Required work »
The lines from the top of the material below through the line containing "channels = list(range(5, 61))" are to be printed exactly, with pictures omitted.

Data shown »
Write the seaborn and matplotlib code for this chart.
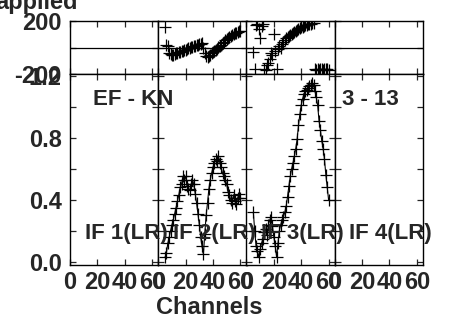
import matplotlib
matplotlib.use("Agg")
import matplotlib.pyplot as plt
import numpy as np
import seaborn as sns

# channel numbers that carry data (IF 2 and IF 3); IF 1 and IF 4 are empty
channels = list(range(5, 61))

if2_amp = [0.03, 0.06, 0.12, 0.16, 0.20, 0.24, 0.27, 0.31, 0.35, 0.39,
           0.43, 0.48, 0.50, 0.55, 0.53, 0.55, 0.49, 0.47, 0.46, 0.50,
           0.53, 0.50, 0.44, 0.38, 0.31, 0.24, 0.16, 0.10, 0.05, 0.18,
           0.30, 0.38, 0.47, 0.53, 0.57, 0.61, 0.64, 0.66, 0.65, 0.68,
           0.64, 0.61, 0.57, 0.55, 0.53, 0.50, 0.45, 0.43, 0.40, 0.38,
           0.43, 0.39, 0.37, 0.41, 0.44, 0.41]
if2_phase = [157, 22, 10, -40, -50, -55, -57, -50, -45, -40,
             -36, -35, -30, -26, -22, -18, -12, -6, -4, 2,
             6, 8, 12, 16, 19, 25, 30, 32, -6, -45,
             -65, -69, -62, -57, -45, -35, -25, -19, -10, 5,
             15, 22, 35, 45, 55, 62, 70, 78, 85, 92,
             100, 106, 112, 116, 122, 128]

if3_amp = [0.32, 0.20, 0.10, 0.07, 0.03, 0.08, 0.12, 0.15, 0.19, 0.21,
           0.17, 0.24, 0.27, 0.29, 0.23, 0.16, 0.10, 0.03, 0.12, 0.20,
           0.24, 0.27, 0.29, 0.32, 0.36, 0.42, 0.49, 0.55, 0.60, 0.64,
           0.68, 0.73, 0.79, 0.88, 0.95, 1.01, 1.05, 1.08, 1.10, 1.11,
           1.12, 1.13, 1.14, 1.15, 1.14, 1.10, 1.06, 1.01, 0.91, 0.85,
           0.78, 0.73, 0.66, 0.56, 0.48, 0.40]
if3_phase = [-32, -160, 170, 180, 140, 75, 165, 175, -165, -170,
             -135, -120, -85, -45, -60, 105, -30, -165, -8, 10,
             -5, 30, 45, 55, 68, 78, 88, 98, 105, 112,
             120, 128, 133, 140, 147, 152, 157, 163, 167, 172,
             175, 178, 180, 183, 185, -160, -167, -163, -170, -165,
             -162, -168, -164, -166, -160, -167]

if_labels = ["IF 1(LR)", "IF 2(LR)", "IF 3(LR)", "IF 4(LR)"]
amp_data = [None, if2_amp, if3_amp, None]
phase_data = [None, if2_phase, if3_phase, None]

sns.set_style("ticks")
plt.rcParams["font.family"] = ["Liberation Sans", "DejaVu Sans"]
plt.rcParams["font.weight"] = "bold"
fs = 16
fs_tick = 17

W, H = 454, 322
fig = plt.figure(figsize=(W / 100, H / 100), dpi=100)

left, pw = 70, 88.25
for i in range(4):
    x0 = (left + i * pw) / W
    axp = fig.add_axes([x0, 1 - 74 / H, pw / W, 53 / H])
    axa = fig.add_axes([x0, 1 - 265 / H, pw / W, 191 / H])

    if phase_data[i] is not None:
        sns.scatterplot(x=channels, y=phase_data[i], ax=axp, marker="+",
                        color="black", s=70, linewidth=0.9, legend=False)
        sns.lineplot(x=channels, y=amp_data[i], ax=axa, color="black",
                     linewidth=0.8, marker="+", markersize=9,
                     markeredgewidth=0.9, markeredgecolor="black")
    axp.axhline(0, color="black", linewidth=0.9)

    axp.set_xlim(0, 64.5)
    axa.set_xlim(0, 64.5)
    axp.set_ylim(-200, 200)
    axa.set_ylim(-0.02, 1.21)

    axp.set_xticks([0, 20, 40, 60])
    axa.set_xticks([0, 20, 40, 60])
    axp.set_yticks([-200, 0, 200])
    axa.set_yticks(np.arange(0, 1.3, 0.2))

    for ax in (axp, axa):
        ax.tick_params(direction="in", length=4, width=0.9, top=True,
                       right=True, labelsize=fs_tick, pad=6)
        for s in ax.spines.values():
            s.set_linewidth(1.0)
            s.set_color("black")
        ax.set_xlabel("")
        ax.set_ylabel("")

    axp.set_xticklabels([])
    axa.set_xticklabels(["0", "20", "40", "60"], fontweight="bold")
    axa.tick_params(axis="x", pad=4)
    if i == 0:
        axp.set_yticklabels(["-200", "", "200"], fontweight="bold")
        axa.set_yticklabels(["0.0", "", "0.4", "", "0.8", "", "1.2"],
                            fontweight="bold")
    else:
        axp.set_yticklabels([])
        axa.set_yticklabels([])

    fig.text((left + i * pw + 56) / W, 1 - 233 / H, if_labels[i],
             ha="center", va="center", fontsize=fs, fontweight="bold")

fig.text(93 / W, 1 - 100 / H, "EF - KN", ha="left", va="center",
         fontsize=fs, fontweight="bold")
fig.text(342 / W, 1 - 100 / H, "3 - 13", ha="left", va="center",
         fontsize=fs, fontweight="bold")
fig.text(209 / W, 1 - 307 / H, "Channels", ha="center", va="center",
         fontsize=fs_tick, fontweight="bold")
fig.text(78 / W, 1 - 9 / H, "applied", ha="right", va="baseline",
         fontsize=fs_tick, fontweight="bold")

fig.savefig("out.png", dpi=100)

Reply to the exercise »
Write the seaborn and matplotlib code for this chart.
import matplotlib
matplotlib.use("Agg")
import matplotlib.pyplot as plt
import numpy as np
import seaborn as sns

# channel numbers that carry data (IF 2 and IF 3); IF 1 and IF 4 are empty
channels = list(range(5, 61))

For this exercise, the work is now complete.